Way.ca.tion: A rest for the mind; an unconventional method of escaping the moment and returning refreshed and better than before.

Sunday, October 4, 2009

How to Deal With An Angry Boss

The right communications skills can be the antidote to a toxic boss. The bad news is if you haven't learned them then an argument is certain to ensue. The good news is good communication skills can be learned. Communication skills can place you and the angry boss into what I call productive dialogue and a little strategy can offset and diffuse a potentially very bad situation.


The boss that comes in and yells is unequivocally inappropriate however a one time incident has a different set of symptoms/results than a boss that does this behavior all the time. A boss that is prone to inappropriate behavior definitely has one of the issues of communications, emotional intelligence or stress and should get help.

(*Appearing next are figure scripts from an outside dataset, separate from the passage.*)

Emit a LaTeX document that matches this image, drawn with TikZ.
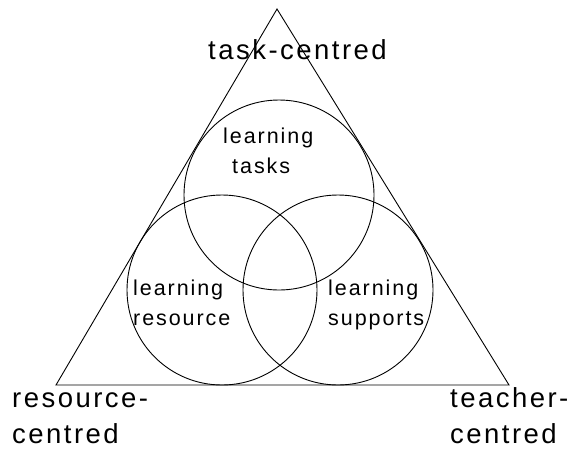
\documentclass[tikz,border=0pt]{standalone}
\usepackage{fontspec}
\setmainfont{Liberation Sans}[LetterSpace=9]
\begin{document}
\begin{tikzpicture}[x=1pt,y=-1pt,
  edge/.style={draw=black,line width=0.9pt},
  inner/.style={font={\fontsize{21.5}{30}\selectfont},align=left,inner sep=0pt,anchor=base west},
  outer/.style={font={\fontsize{27.5}{36}\selectfont},align=left,inner sep=0pt,anchor=base west}]
\useasboundingbox (0,0) rectangle (569,451);
\coordinate (apex) at (277,9);
\coordinate (bl) at (56,385);
\coordinate (br) at (509,385);
\draw[edge] (apex) -- (bl) -- (br) -- cycle;
\node[edge,circle,minimum size=190pt,inner sep=0pt] (ctask) at (279,195) {};
\node[edge,circle,minimum size=190pt,inner sep=0pt] (cres) at (222,290) {};
\node[edge,circle,minimum size=190pt,inner sep=0pt] (csup) at (338,290) {};
\node[outer,anchor=base] (ttask) at (297.5,59) {task-centred};
\node[inner] (ltask) at (223,173) {learning\\\hspace*{9pt}tasks};
\node[inner] (lres) at (133,325) {learning\\resource};
\node[inner] (lsup) at (328,325) {learning\\supports};
\node[outer] (tres) at (12,443) {resource-\\centred};
\node[outer] (tteach) at (450,443) {teacher-\\centred};
\end{tikzpicture}
\end{document}
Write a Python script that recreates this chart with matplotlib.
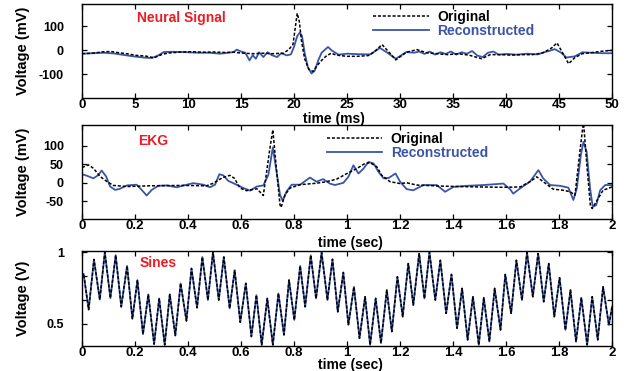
import matplotlib
matplotlib.use('Agg')
import matplotlib.pyplot as plt

plt.rcParams['font.family'] = ['Liberation Sans', 'DejaVu Sans']
plt.rcParams['font.weight'] = 'bold'
plt.rcParams['axes.unicode_minus'] = False

BLUE = '#3a55a8'
RED = '#ec1c24'

# ---- neural signal (ms, mV) ----
neural_t_orig = [0, 1, 2, 2.7, 3.5, 4.2, 5.1, 6.0, 6.8, 7.6, 8.2, 9.4, 10.3, 11.5, 12.4,
                 13.5, 14.3, 15.2, 16.2, 17.0, 18.0, 19.0, 19.5, 19.9, 20.1, 20.3, 20.5,
                 20.7, 21.0, 21.4, 21.8, 22.2, 22.6, 23.0, 23.5, 24.0, 25.0, 26.0, 27.0,
                 27.6, 28.3, 28.8, 29.6, 30.6, 31.6, 32.5, 33.5, 34.5, 35.5, 36.5, 37.7,
                 38.5, 39.5, 40.5, 41.5, 42.5, 43.5, 44.3, 44.8, 45.2, 45.9, 46.5, 47.2,
                 48.0, 49.0, 50.0]
neural_v_orig = [-14, -12, -6, -5, -10, -14, -21, -24, -31, -16, -11, -7, -6, -8, -7,
                 -9, -8, -12, -14, -12, -14, -12, 3, 25, 90, 155, 120,
                 40, -35, -80, -88, -62, -42, -25, -12, -20, -25, -25, -22,
                 -5, 24, 0, -40, -8, 3, -10, -14, -18, -14, -20, -35,
                 -18, -18, -20, -18, -18, -10, 10, 31, 0, -56, -30, -14,
                 -10, -4, 0]

neural_t_rec = [0, 1, 2, 3, 3.6, 4.8, 6.0, 6.6, 7.2, 7.7, 8.5, 9.4, 10.9, 12, 13.0,
                13.8, 14.3, 14.6, 15.0, 15.4, 15.8, 16.1, 16.4, 16.7, 17.1, 17.5, 17.9,
                18.4, 18.8, 19.3, 19.7, 20.0, 20.3, 20.55, 20.75, 21.0, 21.3, 21.65,
                21.95, 22.3, 22.6, 23.2, 23.6, 24.2, 25, 26, 27.2, 28.1, 28.8, 29.6,
                30.6, 31.3, 31.8, 32.3, 32.8, 33.3, 33.8, 34.3, 34.8, 35.3, 35.8, 36.3,
                36.8, 37.3, 37.8, 38.3, 38.8, 39.3, 40, 41, 42, 43, 43.6, 44.1, 44.6,
                45.2, 45.7, 46.5, 47.2, 48, 49, 50]
neural_v_rec = [-14, -12, -10, -13, -17, -25, -31, -32, -21, -7, -6, -7, -10, -10, -14,
                -10, -7, 3, -5, -10, -42, -20, -35, -8, -28, -8, -20,
                -28, -12, -21, -17, 15, 60, 74, 60, -10, -70, -97,
                -85, -40, -10, 14, -2, -18, -14, -16, -17, 10, -10, -35,
                -7, -10, -5, -15, -5, -18, -8, -15, -5, -18, -8, -14,
                -3, -22, -28, -10, -5, -18, -15, -18, -14, -17, -8, -2, 5,
                -10, -30, -25, -8, -10, -12, -12]

# ---- EKG (sec, mV) ----
ekg_t_orig = [0.000, 0.024, 0.043, 0.068, 0.093, 0.118, 0.169, 0.257, 0.380, 0.470,
              0.496, 0.530, 0.558, 0.575, 0.596, 0.620, 0.660, 0.684, 0.709, 0.720,
              0.732, 0.747, 0.751, 0.766, 0.785, 0.823, 0.886, 0.923, 0.961, 1.000,
              1.036, 1.068, 1.087, 1.112, 1.131, 1.162, 1.200, 1.225, 1.263, 1.363,
              1.489, 1.590, 1.653, 1.690, 1.716, 1.740, 1.778, 1.816, 1.842, 1.860,
              1.877, 1.892, 1.905, 1.918, 1.925, 1.940, 1.966, 2.000]
ekg_v_orig = [41, 48, 39, 17, 4, -7, -10, -8, -7, -8,
              -1, 14, 20, 12, -14, -21, -16, -34, 93, 142,
              48, -59, -66, -32, -14, -5, -1, 3, 10, 25,
              38, 52, 54, 43, 20, 3, -2, 0, -6, -9,
              -11, -12, -11, 3, 16, 3, -17, -20, -24, -33,
              74, 165, 47, -60, -69, -51, -20, -11]

ekg_t_rec = [0.000, 0.018, 0.043, 0.062, 0.074, 0.091, 0.106, 0.125, 0.143, 0.169,
             0.206, 0.225, 0.244, 0.263, 0.288, 0.320, 0.357, 0.395, 0.420, 0.458,
             0.483, 0.502, 0.518, 0.533, 0.552, 0.571, 0.609, 0.634, 0.659, 0.684,
             0.703, 0.720, 0.732, 0.747, 0.757, 0.772, 0.791, 0.823, 0.860, 0.885,
             0.910, 0.935, 0.954, 0.986, 1.005, 1.024, 1.043, 1.062, 1.081, 1.100,
             1.119, 1.138, 1.157, 1.183, 1.200, 1.225, 1.250, 1.288, 1.338, 1.370,
             1.401, 1.452, 1.514, 1.590, 1.615, 1.627, 1.653, 1.690, 1.722, 1.740,
             1.766, 1.804, 1.835, 1.854, 1.867, 1.882, 1.892, 1.904, 1.917, 1.927,
             1.940, 1.955, 1.974, 2.000]
ekg_v_rec = [23, 19, 12, 21, 33, 17, -10, -19, -16, -7,
             -5, -19, -34, -19, -8, -7, -12, -5, -1, -5,
             -12, -5, 23, 20, 5, -1, -14, -21, -10, -7,
             21, 95, 39, -32, -48, -23, -5, -5, 14, 3,
             10, -2, -6, 0, 16, 47, 25, 38, 56, 52,
             29, 12, 13, 25, 3, -17, -20, -6, -6, -24,
             -11, -8, -6, -2, -17, -29, -15, 3, 34, 12,
             -6, -8, -13, -46, -15, 74, 110, 83, -15, -64,
             -60, -20, -6, -6]

# ---- sines (sec, V): peaks and troughs ----
sine_t = [0.000, 0.006, 0.025, 0.045, 0.067, 0.086, 0.107, 0.127, 0.148, 0.170,
          0.190, 0.209, 0.230, 0.250, 0.272, 0.291, 0.312, 0.331, 0.352, 0.372,
          0.394, 0.413, 0.434, 0.454, 0.475, 0.494, 0.516, 0.535, 0.557, 0.576,
          0.597, 0.618, 0.639, 0.658, 0.678, 0.699, 0.720, 0.741, 0.762, 0.781,
          0.801, 0.823, 0.842, 0.863, 0.883, 0.904, 0.926, 0.945, 0.965, 0.986,
          1.005, 1.026, 1.047, 1.068, 1.087, 1.108, 1.128, 1.150, 1.169, 1.190,
          1.210, 1.231, 1.250, 1.272, 1.292, 1.311, 1.333, 1.352, 1.374, 1.394,
          1.415, 1.434, 1.455, 1.475, 1.497, 1.516, 1.537, 1.557, 1.579, 1.597,
          1.619, 1.639, 1.660, 1.679, 1.701, 1.721, 1.742, 1.761, 1.782, 1.802,
          1.824, 1.843, 1.864, 1.884, 1.906, 1.925, 1.946, 1.966, 1.988, 2.000]
sine_v = [0.83, 0.85, 0.60, 0.95, 0.67, 1.00, 0.68, 0.98, 0.62, 0.905,
          0.535, 0.806, 0.428, 0.706, 0.359, 0.678, 0.354, 0.706, 0.419, 0.783,
          0.521, 0.887, 0.613, 0.967, 0.667, 1.00, 0.667, 0.967, 0.609, 0.875,
          0.512, 0.783, 0.412, 0.701, 0.354, 0.678, 0.354, 0.713, 0.424, 0.806,
          0.528, 0.905, 0.620, 0.979, 0.678, 0.998, 0.667, 0.951, 0.585, 0.859,
          0.493, 0.759, 0.400, 0.690, 0.354, 0.678, 0.366, 0.736, 0.447, 0.829,
          0.551, 0.921, 0.632, 0.991, 0.678, 1.00, 0.667, 0.944, 0.574, 0.845,
          0.470, 0.748, 0.389, 0.690, 0.354, 0.683, 0.377, 0.748, 0.458, 0.845,
          0.574, 0.944, 0.667, 0.998, 0.690, 0.991, 0.655, 0.921, 0.551, 0.822,
          0.458, 0.736, 0.377, 0.683, 0.354, 0.690, 0.389, 0.759, 0.493, 0.62]

fig = plt.figure(figsize=(6.31, 3.71), dpi=100)


def style(ax):
    ax.tick_params(direction='in', top=True, right=True, length=3.5, width=0.9)
    ax.tick_params(axis='x', labelsize=9.5, pad=1)
    ax.tick_params(axis='y', labelsize=9, pad=13)
    for s in ax.spines.values():
        s.set_linewidth(1.0)


def draw(ax, t1, v1, t2, v2):
    ax.plot(t2, v2, color=BLUE, lw=1.3, label='Reconstructed')
    line, = ax.plot(t1, v1, color='black', lw=1.1, label='Original')
    line.set_dashes((2, 1.2))
    return line


# neural
ax1 = fig.add_axes([0.130, 0.736, 0.840, 0.2534])
draw(ax1, neural_t_orig, neural_v_orig, neural_t_rec, neural_v_rec)
ax1.set_xlim(0, 50)
ax1.set_ylim(-199, 194)
ax1.set_xticks(range(0, 51, 5))
ax1.set_yticks([-100, 0, 100])
style(ax1)
ax1.set_ylabel('Voltage (mV)', fontsize=10.5, fontweight='bold')
ax1.yaxis.set_label_coords(-0.098, 0.5)
ax1.set_xlabel('time (ms)', fontsize=10, fontweight='bold')
ax1.xaxis.set_label_coords(0.475, -0.145)
ax1.text(0.104, 0.855, 'Neural Signal', transform=ax1.transAxes, color=RED,
         fontsize=10, fontweight='bold', va='center')
h, l = ax1.get_legend_handles_labels()
ax1.legend(h[::-1], l[::-1], loc='upper left', bbox_to_anchor=(0.549, 0.94),
           frameon=False, borderpad=0, borderaxespad=0, handlelength=4.0,
           handletextpad=0.6, labelspacing=0.05, labelcolor='linecolor',
           prop={'size': 10, 'weight': 'bold'})

# EKG
ax2 = fig.add_axes([0.130, 0.4097, 0.840, 0.2534])
draw(ax2, ekg_t_orig, ekg_v_orig, ekg_t_rec, ekg_v_rec)
ax2.set_xlim(0, 2)
ax2.set_ylim(-97, 155)
ax2.set_xticks([0, 0.2, 0.4, 0.6, 0.8, 1, 1.2, 1.4, 1.6, 1.8, 2])
ax2.set_xticklabels(['0', '0.2', '0.4', '0.6', '0.8', '1', '1.2', '1.4', '1.6', '1.8', '2'])
ax2.set_yticks([-50, 0, 50, 100])
style(ax2)
ax2.set_ylabel('Voltage (mV)', fontsize=10.5, fontweight='bold')
ax2.yaxis.set_label_coords(-0.098, 0.5)
ax2.set_xlabel('time (sec)', fontsize=10, fontweight='bold')
ax2.xaxis.set_label_coords(0.506, -0.185)
ax2.text(0.105, 0.83, 'EKG', transform=ax2.transAxes, color=RED,
         fontsize=10, fontweight='bold', va='center')
h, l = ax2.get_legend_handles_labels()
ax2.legend(h[::-1], l[::-1], loc='upper left', bbox_to_anchor=(0.462, 0.93),
           frameon=False, borderpad=0, borderaxespad=0, handlelength=4.0,
           handletextpad=0.6, labelspacing=0.0, labelcolor='linecolor',
           prop={'size': 10, 'weight': 'bold'})

# sines
ax3 = fig.add_axes([0.130, 0.0674, 0.840, 0.256])
draw(ax3, sine_t, sine_v, sine_t, sine_v)
ax3.set_xlim(0, 2)
ax3.set_ylim(0.346, 1.009)
ax3.set_xticks([0, 0.2, 0.4, 0.6, 0.8, 1, 1.2, 1.4, 1.6, 1.8, 2])
ax3.set_xticklabels(['0', '0.2', '0.4', '0.6', '0.8', '1', '1.2', '1.4', '1.6', '1.8', '2'])
ax3.set_yticks([0.5, 0.6667, 0.8333, 1.0])
ax3.set_yticklabels(['0.5', '', '', '1'])
style(ax3)
ax3.set_ylabel('Voltage (V)', fontsize=10.5, fontweight='bold')
ax3.yaxis.set_label_coords(-0.098, 0.5)
ax3.set_xlabel('time (sec)', fontsize=10, fontweight='bold')
ax3.xaxis.set_label_coords(0.506, -0.125)
ax3.text(0.108, 0.87, 'Sines', transform=ax3.transAxes, color=RED,
         fontsize=10, fontweight='bold', va='center')

fig.savefig('out.png', dpi=100)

Having said that my answer to the question is to excuse yourself to the restroom! I know this seems random however I have divorcing clients in court do it all the time. It is the only thing a person won't say "no" too. That time away allows you to collect yourself. Most people have to step out of the ring as it is very easy to go right into defending oneself however if you can do this without the "bathroom trick", then by all means do so. Just know that it takes two to argue and stepping out of the ring for a moment will allow you to comeback and diffuse. Once you return ask your boss into an office with a closed door to finish the discussion. Or if you have the presence of mind to stay in the ring you can go to the final step.

Here is where you close in for the kill-offer your boss what he wants while presenting him with a neutral factual way to get there-by treating you better!

"I want to give you everything that you want in the future. At the same time, I find it difficult to do that when I am being criticized. It makes it harder for me to do my best. Where could we go from here?"

Now you are in productive dialogue and can start negotiating a win-win solution as an adult. This can help facilitate change without putting your boss on the defensive. Use facts by saying "share with me your performance expectations" or " talk to me before criticizing my work". Remember stay away from provocative language such as " what a jerk" or "what dummy calls employees out"?